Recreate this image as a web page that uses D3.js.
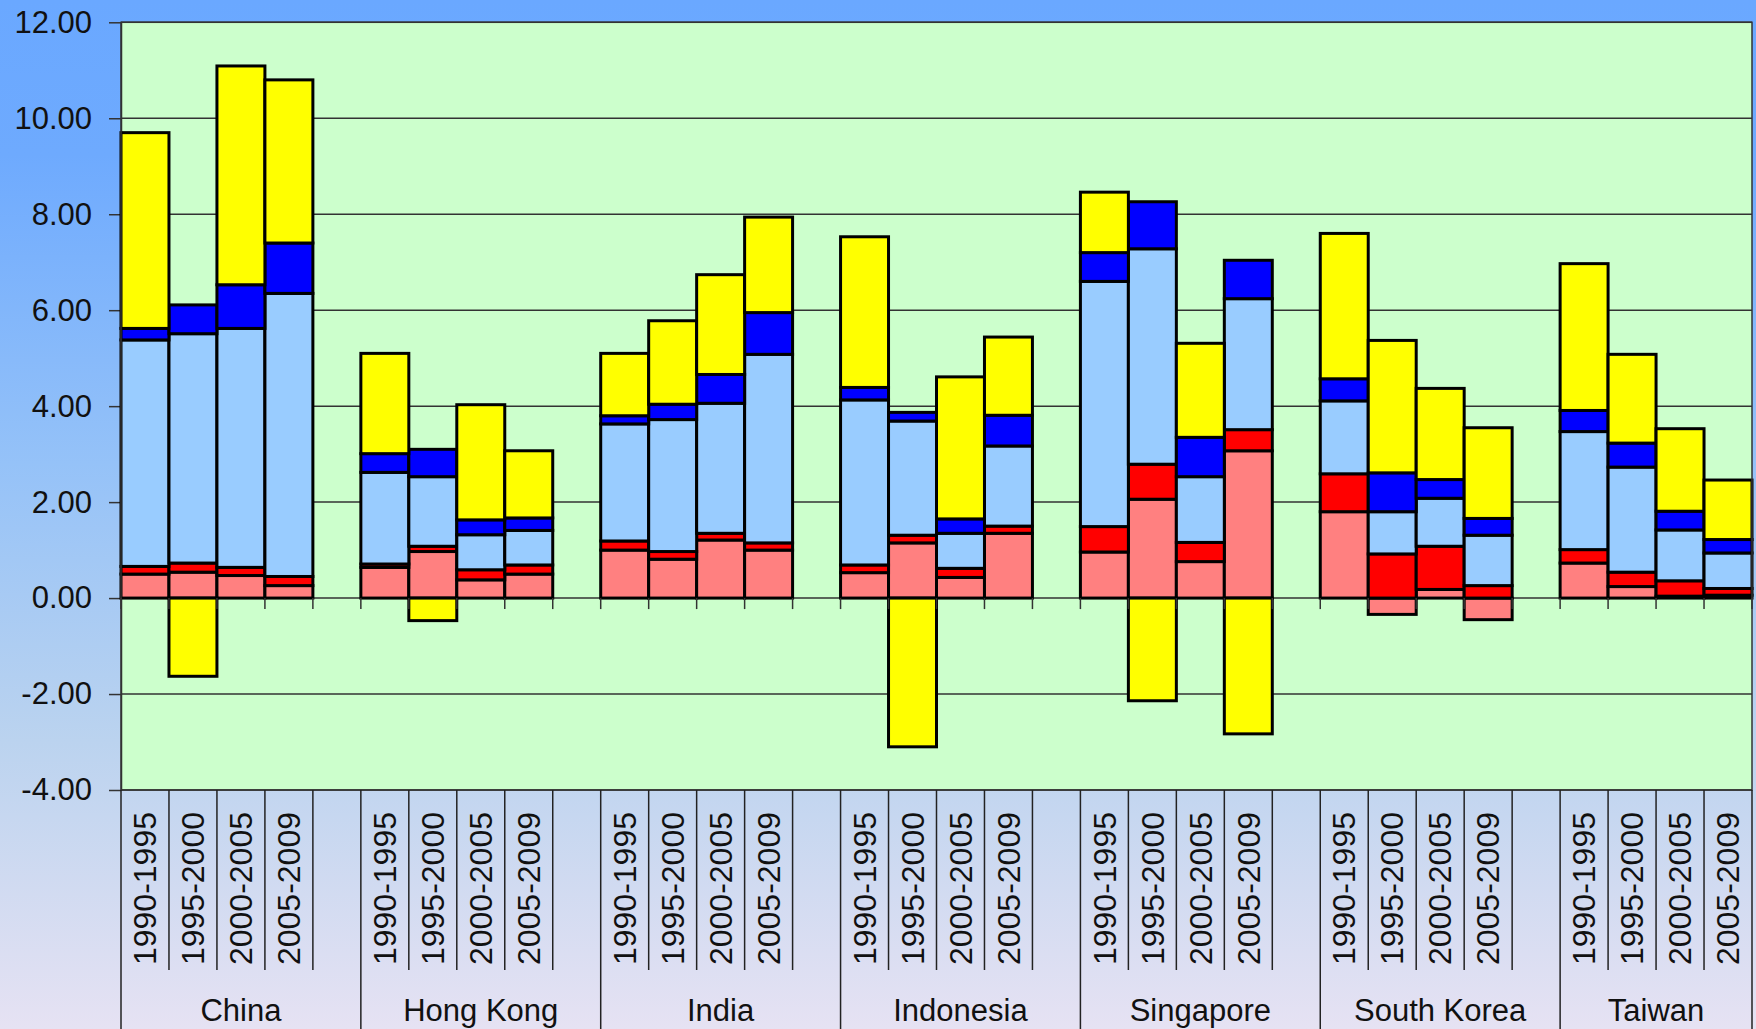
<!DOCTYPE html>
<html>
<head>
<meta charset="utf-8">
<script src="https://cdn.jsdelivr.net/npm/d3@7"></script>
<style>
  body { margin: 0; padding: 0; overflow: hidden; }
  svg { display: block; }
  text { font-family: "Liberation Sans", Arial, sans-serif; fill: #111; }
</style>
</head>
<body>
<div id="chart"></div>
<script>
// categories
var countries = ["China", "Hong Kong", "India", "Indonesia", "Singapore", "South Korea", "Taiwan"];
var periods = ["1990-1995", "1995-2000", "2000-2005", "2005-2009"];
var yTicks = [-4, -2, 0, 2, 4, 6, 8, 10, 12];

// series values, country by country, 4 periods each (stacked bottom to top)
var pinkValues = [
  0.50, 0.54, 0.47, 0.26,
  0.64, 0.97, 0.38, 0.50,
  1.00, 0.81, 1.21, 1.00,
  0.53, 1.15, 0.43, 1.35,
  0.96, 2.06, 0.76, 3.07,
  1.80, -0.34, 0.18, -0.45,
  0.73, 0.24, 0.04, 0.06
];
var redValues = [
  0.16, 0.19, 0.17, 0.19,
  0.07, 0.11, 0.21, 0.19,
  0.19, 0.16, 0.14, 0.15,
  0.16, 0.16, 0.19, 0.15,
  0.53, 0.73, 0.40, 0.44,
  0.79, 0.92, 0.90, 0.26,
  0.28, 0.30, 0.32, 0.14
];
var lightBlueValues = [
  4.72, 4.78, 4.98, 5.90,
  1.91, 1.45, 0.73, 0.72,
  2.44, 2.75, 2.71, 3.93,
  3.44, 2.38, 0.73, 1.67,
  5.11, 4.49, 1.37, 2.73,
  1.52, 0.88, 1.00, 1.05,
  2.46, 2.19, 1.06, 0.74
];
var blueValues = [
  0.24, 0.60, 0.91, 1.05,
  0.39, 0.57, 0.31, 0.26,
  0.17, 0.32, 0.60, 0.87,
  0.26, 0.18, 0.30, 0.64,
  0.60, 0.98, 0.82, 0.80,
  0.46, 0.81, 0.39, 0.35,
  0.44, 0.50, 0.39, 0.28
];
var yellowValues = [
  4.08, -1.63, 4.56, 3.40,
  2.09, -0.47, 2.40, 1.40,
  1.30, 1.74, 2.08, 1.99,
  3.14, -3.10, 2.96, 1.63,
  1.26, -2.14, 1.96, -2.83,
  3.03, 2.76, 1.90, 1.89,
  3.06, 1.85, 1.72, 1.24
];

var seriesKeys = ["pink", "red", "lightBlue", "blue", "yellow"];
var seriesColors = { pink: "#FF8080", red: "#FF0000", lightBlue: "#99CCFF", blue: "#0000FF", yellow: "#FFFF00" };
var seriesArrays = { pink: pinkValues, red: redValues, lightBlue: lightBlueValues, blue: blueValues, yellow: yellowValues };

var svgWidth = 1756, svgHeight = 1029;
var plot = { left: 121, right: 1752, top: 22.3, bottom: 790 };

var svg = d3.select("#chart").append("svg")
    .attr("width", svgWidth)
    .attr("height", svgHeight);

// background gradient
var defs = svg.append("defs");
var grad = defs.append("linearGradient")
    .attr("id", "bg").attr("x1", 0).attr("y1", 0).attr("x2", 0).attr("y2", 1);
grad.append("stop").attr("offset", "0%").attr("stop-color", "#6AA8FF");
grad.append("stop").attr("offset", "15%").attr("stop-color", "#6EAAFE");
grad.append("stop").attr("offset", "45%").attr("stop-color", "#95C2F8");
grad.append("stop").attr("offset", "72%").attr("stop-color", "#BBD3EF");
grad.append("stop").attr("offset", "100%").attr("stop-color", "#E6E2F3");

svg.append("rect")
    .attr("width", svgWidth).attr("height", svgHeight)
    .attr("fill", "url(#bg)");

// build rows and slot keys (a blank slot between countries)
var rows = [];
var slotKeys = [];
countries.forEach(function (c, ci) {
    periods.forEach(function (p, pi) {
        var row = { key: c + "|" + p, country: c, period: p };
        seriesKeys.forEach(function (s) { row[s] = seriesArrays[s][ci * 4 + pi]; });
        rows.push(row);
        slotKeys.push(row.key);
    });
    if (ci < countries.length - 1) slotKeys.push(c + "|gap");
});

var x = d3.scaleBand()
    .domain(slotKeys)
    .range([plot.left, plot.right])
    .padding(0);

var y = d3.scaleLinear()
    .domain([-4, 12])
    .range([plot.bottom, plot.top]);

// plot area
svg.append("rect")
    .attr("x", plot.left).attr("y", plot.top)
    .attr("width", plot.right - plot.left)
    .attr("height", plot.bottom - plot.top)
    .attr("fill", "#CCFFCC");

// gridlines
svg.append("g")
    .selectAll("line")
    .data(yTicks)
    .enter()
    .append("line")
    .attr("x1", plot.left).attr("x2", plot.right)
    .attr("y1", d => y(d)).attr("y2", d => y(d))
    .attr("stroke", "#333")
    .attr("stroke-width", 1.5);

// y axis (plain hyphen for negatives, like the original)
var fmt = d3.format(".2f");
var yAxis = d3.axisLeft(y)
    .tickValues(yTicks)
    .tickFormat(d => fmt(d).replace("\u2212", "-"))
    .tickSizeInner(12)
    .tickSizeOuter(0)
    .tickPadding(17);

var yAxisG = svg.append("g")
    .attr("transform", `translate(${plot.left},0)`)
    .call(yAxis);
yAxisG.select(".domain").attr("stroke", "#333").attr("stroke-width", 1.5);
yAxisG.selectAll(".tick line").attr("stroke", "#333").attr("stroke-width", 1.5);
yAxisG.selectAll(".tick text")
    .attr("font-size", "31px")
    .attr("font-family", "Liberation Sans, Arial, sans-serif")
    .attr("fill", "#111");

// stacked bars
var stack = d3.stack()
    .keys(seriesKeys)
    .offset(d3.stackOffsetDiverging);
var stacked = stack(rows);

svg.append("g")
    .selectAll("g")
    .data(stacked)
    .enter()
    .append("g")
    .attr("fill", d => seriesColors[d.key])
    .selectAll("rect")
    .data(d => d)
    .enter()
    .append("rect")
    .attr("x", d => x(d.data.key))
    .attr("width", x.bandwidth())
    .attr("y", d => y(Math.max(d[0], d[1])))
    .attr("height", d => Math.abs(y(d[0]) - y(d[1])))
    .attr("stroke", "#000")
    .attr("stroke-width", 3);

// zero axis tick marks at every slot boundary
var boundaries = slotKeys.map(k => x(k)).concat([plot.right]);
svg.append("g")
    .selectAll("line")
    .data(boundaries)
    .enter()
    .append("line")
    .attr("x1", d => d).attr("x2", d => d)
    .attr("y1", y(0)).attr("y2", y(0) + 11)
    .attr("stroke", "#333")
    .attr("stroke-width", 1.5);

// plot border
svg.append("rect")
    .attr("x", plot.left).attr("y", plot.top)
    .attr("width", plot.right - plot.left)
    .attr("height", plot.bottom - plot.top)
    .attr("fill", "none")
    .attr("stroke", "#333")
    .attr("stroke-width", 1.5);

// category area lines: short between periods, long between countries
svg.append("g")
    .selectAll("line")
    .data(boundaries)
    .enter()
    .append("line")
    .attr("x1", d => d).attr("x2", d => d)
    .attr("y1", plot.bottom)
    .attr("y2", (d, i) => (i % 5 === 0 || i === boundaries.length - 1) ? svgHeight : 970)
    .attr("stroke", "#222")
    .attr("stroke-width", 1.5);

// period labels
svg.append("g")
    .selectAll("text")
    .data(rows)
    .enter()
    .append("text")
    .attr("transform", d => `translate(${x(d.key) + x.bandwidth() / 2}, 812) rotate(-90)`)
    .attr("text-anchor", "end")
    .attr("dy", "0.35em")
    .attr("font-size", "32px")
    .text(d => d.period);

// country labels
svg.append("g")
    .selectAll("text")
    .data(countries)
    .enter()
    .append("text")
    .attr("x", function (c, ci) {
        var first = x(c + "|" + periods[0]);
        var last = ci < countries.length - 1 ? x(c + "|gap") + x.bandwidth() : plot.right;
        return (first + last) / 2;
    })
    .attr("y", 1021)
    .attr("text-anchor", "middle")
    .attr("font-size", "31px")
    .text(d => d);
</script>
</body>
</html>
__________
Leave out the pictures and restate, word for word, the lines from the top of the data through the line containing "var yTicks = [-4, -2, 0, 2, 4, 6, 8, 10, 12];", both included.

**Solved problem**
Recreate this image as a web page that uses D3.js.
<!DOCTYPE html>
<html>
<head>
<meta charset="utf-8">
<script src="https://cdn.jsdelivr.net/npm/d3@7"></script>
<style>
  body { margin: 0; padding: 0; overflow: hidden; }
  svg { display: block; }
  text { font-family: "Liberation Sans", Arial, sans-serif; fill: #111; }
</style>
</head>
<body>
<div id="chart"></div>
<script>
// categories
var countries = ["China", "Hong Kong", "India", "Indonesia", "Singapore", "South Korea", "Taiwan"];
var periods = ["1990-1995", "1995-2000", "2000-2005", "2005-2009"];
var yTicks = [-4, -2, 0, 2, 4, 6, 8, 10, 12];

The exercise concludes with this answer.